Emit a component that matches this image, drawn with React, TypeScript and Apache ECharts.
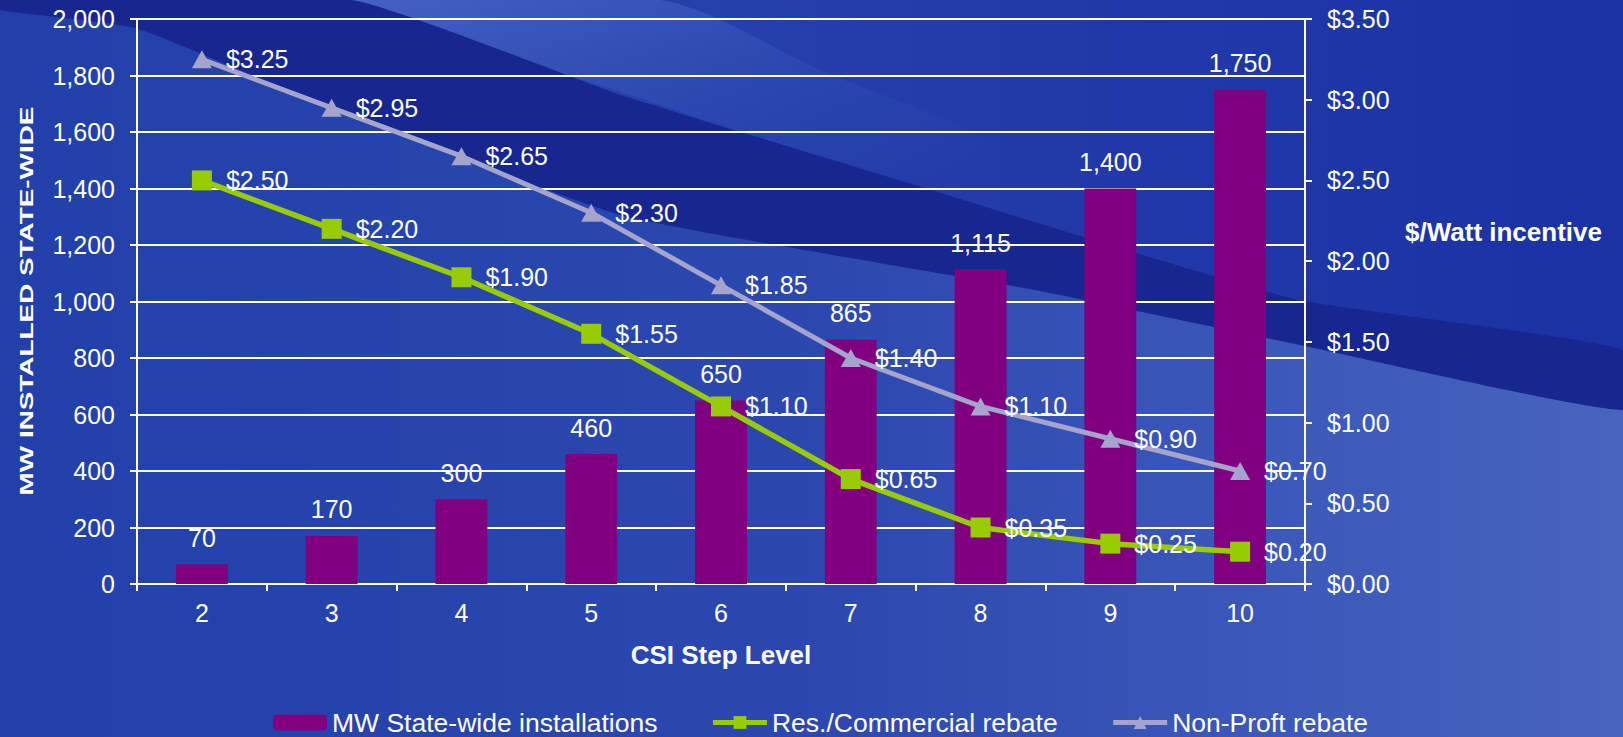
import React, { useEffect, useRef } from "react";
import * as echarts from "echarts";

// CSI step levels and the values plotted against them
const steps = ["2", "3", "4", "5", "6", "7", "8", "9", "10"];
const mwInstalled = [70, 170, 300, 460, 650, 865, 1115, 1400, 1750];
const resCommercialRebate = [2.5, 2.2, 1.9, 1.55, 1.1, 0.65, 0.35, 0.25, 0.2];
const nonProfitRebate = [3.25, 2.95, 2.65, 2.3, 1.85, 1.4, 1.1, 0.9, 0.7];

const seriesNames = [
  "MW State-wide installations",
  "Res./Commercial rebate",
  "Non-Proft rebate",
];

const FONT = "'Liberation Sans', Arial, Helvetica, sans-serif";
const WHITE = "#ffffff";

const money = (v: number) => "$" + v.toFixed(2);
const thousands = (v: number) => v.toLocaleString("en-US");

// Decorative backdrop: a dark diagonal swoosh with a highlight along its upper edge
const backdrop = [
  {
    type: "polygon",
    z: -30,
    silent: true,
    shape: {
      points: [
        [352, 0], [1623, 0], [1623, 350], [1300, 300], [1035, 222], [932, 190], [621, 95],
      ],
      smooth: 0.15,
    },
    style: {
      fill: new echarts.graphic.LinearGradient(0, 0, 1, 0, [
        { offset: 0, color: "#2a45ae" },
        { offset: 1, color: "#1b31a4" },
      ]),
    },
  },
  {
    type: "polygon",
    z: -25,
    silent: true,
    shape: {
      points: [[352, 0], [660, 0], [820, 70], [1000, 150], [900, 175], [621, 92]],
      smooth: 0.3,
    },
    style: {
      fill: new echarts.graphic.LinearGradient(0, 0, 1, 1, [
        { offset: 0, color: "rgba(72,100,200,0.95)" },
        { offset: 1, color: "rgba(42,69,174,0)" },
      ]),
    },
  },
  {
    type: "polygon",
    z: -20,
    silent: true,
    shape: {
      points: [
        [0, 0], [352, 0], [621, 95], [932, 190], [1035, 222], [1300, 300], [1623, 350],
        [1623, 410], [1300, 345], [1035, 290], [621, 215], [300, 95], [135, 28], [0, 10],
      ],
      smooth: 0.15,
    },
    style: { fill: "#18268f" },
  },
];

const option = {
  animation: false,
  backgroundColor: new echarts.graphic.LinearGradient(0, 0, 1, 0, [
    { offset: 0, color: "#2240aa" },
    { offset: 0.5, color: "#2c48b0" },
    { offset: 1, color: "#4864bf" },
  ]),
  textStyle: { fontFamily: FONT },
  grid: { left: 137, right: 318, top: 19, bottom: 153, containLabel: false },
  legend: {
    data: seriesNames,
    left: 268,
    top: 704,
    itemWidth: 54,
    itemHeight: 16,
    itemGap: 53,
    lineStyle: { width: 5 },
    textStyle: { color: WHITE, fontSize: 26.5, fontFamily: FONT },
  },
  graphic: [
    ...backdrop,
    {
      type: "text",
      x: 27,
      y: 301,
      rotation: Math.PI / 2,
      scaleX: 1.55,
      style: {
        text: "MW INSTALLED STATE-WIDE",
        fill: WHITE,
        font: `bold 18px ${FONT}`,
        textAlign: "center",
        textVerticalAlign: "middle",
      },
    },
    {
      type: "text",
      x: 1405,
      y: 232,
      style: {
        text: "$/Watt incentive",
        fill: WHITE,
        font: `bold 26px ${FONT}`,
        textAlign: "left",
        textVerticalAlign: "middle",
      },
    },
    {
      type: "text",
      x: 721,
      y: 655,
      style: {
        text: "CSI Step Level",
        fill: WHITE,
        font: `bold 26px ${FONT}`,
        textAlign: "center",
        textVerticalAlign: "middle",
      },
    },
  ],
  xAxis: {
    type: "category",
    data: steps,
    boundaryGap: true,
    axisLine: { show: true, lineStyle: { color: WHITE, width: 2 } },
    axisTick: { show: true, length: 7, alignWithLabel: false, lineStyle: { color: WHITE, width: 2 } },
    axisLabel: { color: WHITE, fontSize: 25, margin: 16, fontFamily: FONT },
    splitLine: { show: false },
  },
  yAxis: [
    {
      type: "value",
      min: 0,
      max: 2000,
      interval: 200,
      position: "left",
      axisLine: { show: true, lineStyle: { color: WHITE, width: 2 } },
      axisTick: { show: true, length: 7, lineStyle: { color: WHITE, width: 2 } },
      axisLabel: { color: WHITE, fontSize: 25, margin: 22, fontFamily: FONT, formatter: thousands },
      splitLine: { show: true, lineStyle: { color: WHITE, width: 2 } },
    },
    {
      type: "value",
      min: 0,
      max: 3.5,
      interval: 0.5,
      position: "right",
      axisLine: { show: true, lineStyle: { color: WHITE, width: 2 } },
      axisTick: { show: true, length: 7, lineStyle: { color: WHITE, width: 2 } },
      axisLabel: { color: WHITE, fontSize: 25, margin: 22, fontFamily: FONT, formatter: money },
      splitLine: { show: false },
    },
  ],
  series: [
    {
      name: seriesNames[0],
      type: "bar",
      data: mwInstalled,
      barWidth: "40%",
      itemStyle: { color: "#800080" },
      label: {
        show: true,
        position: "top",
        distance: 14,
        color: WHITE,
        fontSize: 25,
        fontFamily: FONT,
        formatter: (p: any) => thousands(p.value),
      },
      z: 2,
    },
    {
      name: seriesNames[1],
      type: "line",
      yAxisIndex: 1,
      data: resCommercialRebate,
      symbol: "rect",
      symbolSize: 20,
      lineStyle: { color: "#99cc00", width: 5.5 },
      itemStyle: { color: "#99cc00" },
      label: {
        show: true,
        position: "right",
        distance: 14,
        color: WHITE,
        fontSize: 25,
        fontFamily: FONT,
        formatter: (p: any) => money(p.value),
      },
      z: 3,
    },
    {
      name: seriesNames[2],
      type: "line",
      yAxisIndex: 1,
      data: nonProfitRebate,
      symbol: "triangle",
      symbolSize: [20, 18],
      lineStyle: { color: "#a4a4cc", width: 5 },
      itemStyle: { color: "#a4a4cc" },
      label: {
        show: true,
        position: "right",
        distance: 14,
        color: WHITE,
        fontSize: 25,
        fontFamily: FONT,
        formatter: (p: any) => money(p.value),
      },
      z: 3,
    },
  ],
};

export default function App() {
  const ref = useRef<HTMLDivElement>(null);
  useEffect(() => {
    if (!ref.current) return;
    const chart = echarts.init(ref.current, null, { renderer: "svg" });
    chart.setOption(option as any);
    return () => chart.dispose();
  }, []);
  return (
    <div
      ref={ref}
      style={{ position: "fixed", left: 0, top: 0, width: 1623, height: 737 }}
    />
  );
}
----
EXERCISE GOAL
Write the material out again exactly as it appears, dropping the pictures.

SOLUTION FOR THIS TASK
Emit a component that matches this image, drawn with React, TypeScript and Apache ECharts.
import React, { useEffect, useRef } from "react";
import * as echarts from "echarts";

// CSI step levels and the values plotted against them
const steps = ["2", "3", "4", "5", "6", "7", "8", "9", "10"];
const mwInstalled = [70, 170, 300, 460, 650, 865, 1115, 1400, 1750];
const resCommercialRebate = [2.5, 2.2, 1.9, 1.55, 1.1, 0.65, 0.35, 0.25, 0.2];
const nonProfitRebate = [3.25, 2.95, 2.65, 2.3, 1.85, 1.4, 1.1, 0.9, 0.7];

const seriesNames = [
  "MW State-wide installations",
  "Res./Commercial rebate",
  "Non-Proft rebate",
];

const FONT = "'Liberation Sans', Arial, Helvetica, sans-serif";
const WHITE = "#ffffff";

const money = (v: number) => "$" + v.toFixed(2);
const thousands = (v: number) => v.toLocaleString("en-US");

// Decorative backdrop: a dark diagonal swoosh with a highlight along its upper edge
const backdrop = [
  {
    type: "polygon",
    z: -30,
    silent: true,
    shape: {
      points: [
        [352, 0], [1623, 0], [1623, 350], [1300, 300], [1035, 222], [932, 190], [621, 95],
      ],
      smooth: 0.15,
    },
    style: {
      fill: new echarts.graphic.LinearGradient(0, 0, 1, 0, [
        { offset: 0, color: "#2a45ae" },
        { offset: 1, color: "#1b31a4" },
      ]),
    },
  },
  {
    type: "polygon",
    z: -25,
    silent: true,
    shape: {
      points: [[352, 0], [660, 0], [820, 70], [1000, 150], [900, 175], [621, 92]],
      smooth: 0.3,
    },
    style: {
      fill: new echarts.graphic.LinearGradient(0, 0, 1, 1, [
        { offset: 0, color: "rgba(72,100,200,0.95)" },
        { offset: 1, color: "rgba(42,69,174,0)" },
      ]),
    },
  },
  {
    type: "polygon",
    z: -20,
    silent: true,
    shape: {
      points: [
        [0, 0], [352, 0], [621, 95], [932, 190], [1035, 222], [1300, 300], [1623, 350],
        [1623, 410], [1300, 345], [1035, 290], [621, 215], [300, 95], [135, 28], [0, 10],
      ],
      smooth: 0.15,
    },
    style: { fill: "#18268f" },
  },
];

const option = {
  animation: false,
  backgroundColor: new echarts.graphic.LinearGradient(0, 0, 1, 0, [
    { offset: 0, color: "#2240aa" },
    { offset: 0.5, color: "#2c48b0" },
    { offset: 1, color: "#4864bf" },
  ]),
  textStyle: { fontFamily: FONT },
  grid: { left: 137, right: 318, top: 19, bottom: 153, containLabel: false },
  legend: {
    data: seriesNames,
    left: 268,
    top: 704,
    itemWidth: 54,
    itemHeight: 16,
    itemGap: 53,
    lineStyle: { width: 5 },
    textStyle: { color: WHITE, fontSize: 26.5, fontFamily: FONT },
  },
  graphic: [
    ...backdrop,
    {
      type: "text",
      x: 27,
      y: 301,
      rotation: Math.PI / 2,
      scaleX: 1.55,
      style: {
        text: "MW INSTALLED STATE-WIDE",
        fill: WHITE,
        font: `bold 18px ${FONT}`,
        textAlign: "center",
        textVerticalAlign: "middle",
      },
    },
    {
      type: "text",
      x: 1405,
      y: 232,
      style: {
        text: "$/Watt incentive",
        fill: WHITE,
        font: `bold 26px ${FONT}`,
        textAlign: "left",
        textVerticalAlign: "middle",
      },
    },
    {
      type: "text",
      x: 721,
      y: 655,
      style: {
        text: "CSI Step Level",
        fill: WHITE,
        font: `bold 26px ${FONT}`,
        textAlign: "center",
        textVerticalAlign: "middle",
      },
    },
  ],
  xAxis: {
    type: "category",
    data: steps,
    boundaryGap: true,
    axisLine: { show: true, lineStyle: { color: WHITE, width: 2 } },
    axisTick: { show: true, length: 7, alignWithLabel: false, lineStyle: { color: WHITE, width: 2 } },
    axisLabel: { color: WHITE, fontSize: 25, margin: 16, fontFamily: FONT },
    splitLine: { show: false },
  },
  yAxis: [
    {
      type: "value",
      min: 0,
      max: 2000,
      interval: 200,
      position: "left",
      axisLine: { show: true, lineStyle: { color: WHITE, width: 2 } },
      axisTick: { show: true, length: 7, lineStyle: { color: WHITE, width: 2 } },
      axisLabel: { color: WHITE, fontSize: 25, margin: 22, fontFamily: FONT, formatter: thousands },
      splitLine: { show: true, lineStyle: { color: WHITE, width: 2 } },
    },
    {
      type: "value",
      min: 0,
      max: 3.5,
      interval: 0.5,
      position: "right",
      axisLine: { show: true, lineStyle: { color: WHITE, width: 2 } },
      axisTick: { show: true, length: 7, lineStyle: { color: WHITE, width: 2 } },
      axisLabel: { color: WHITE, fontSize: 25, margin: 22, fontFamily: FONT, formatter: money },
      splitLine: { show: false },
    },
  ],
  series: [
    {
      name: seriesNames[0],
      type: "bar",
      data: mwInstalled,
      barWidth: "40%",
      itemStyle: { color: "#800080" },
      label: {
        show: true,
        position: "top",
        distance: 14,
        color: WHITE,
        fontSize: 25,
        fontFamily: FONT,
        formatter: (p: any) => thousands(p.value),
      },
      z: 2,
    },
    {
      name: seriesNames[1],
      type: "line",
      yAxisIndex: 1,
      data: resCommercialRebate,
      symbol: "rect",
      symbolSize: 20,
      lineStyle: { color: "#99cc00", width: 5.5 },
      itemStyle: { color: "#99cc00" },
      label: {
        show: true,
        position: "right",
        distance: 14,
        color: WHITE,
        fontSize: 25,
        fontFamily: FONT,
        formatter: (p: any) => money(p.value),
      },
      z: 3,
    },
    {
      name: seriesNames[2],
      type: "line",
      yAxisIndex: 1,
      data: nonProfitRebate,
      symbol: "triangle",
      symbolSize: [20, 18],
      lineStyle: { color: "#a4a4cc", width: 5 },
      itemStyle: { color: "#a4a4cc" },
      label: {
        show: true,
        position: "right",
        distance: 14,
        color: WHITE,
        fontSize: 25,
        fontFamily: FONT,
        formatter: (p: any) => money(p.value),
      },
      z: 3,
    },
  ],
};

export default function App() {
  const ref = useRef<HTMLDivElement>(null);
  useEffect(() => {
    if (!ref.current) return;
    const chart = echarts.init(ref.current, null, { renderer: "svg" });
    chart.setOption(option as any);
    return () => chart.dispose();
  }, []);
  return (
    <div
      ref={ref}
      style={{ position: "fixed", left: 0, top: 0, width: 1623, height: 737 }}
    />
  );
}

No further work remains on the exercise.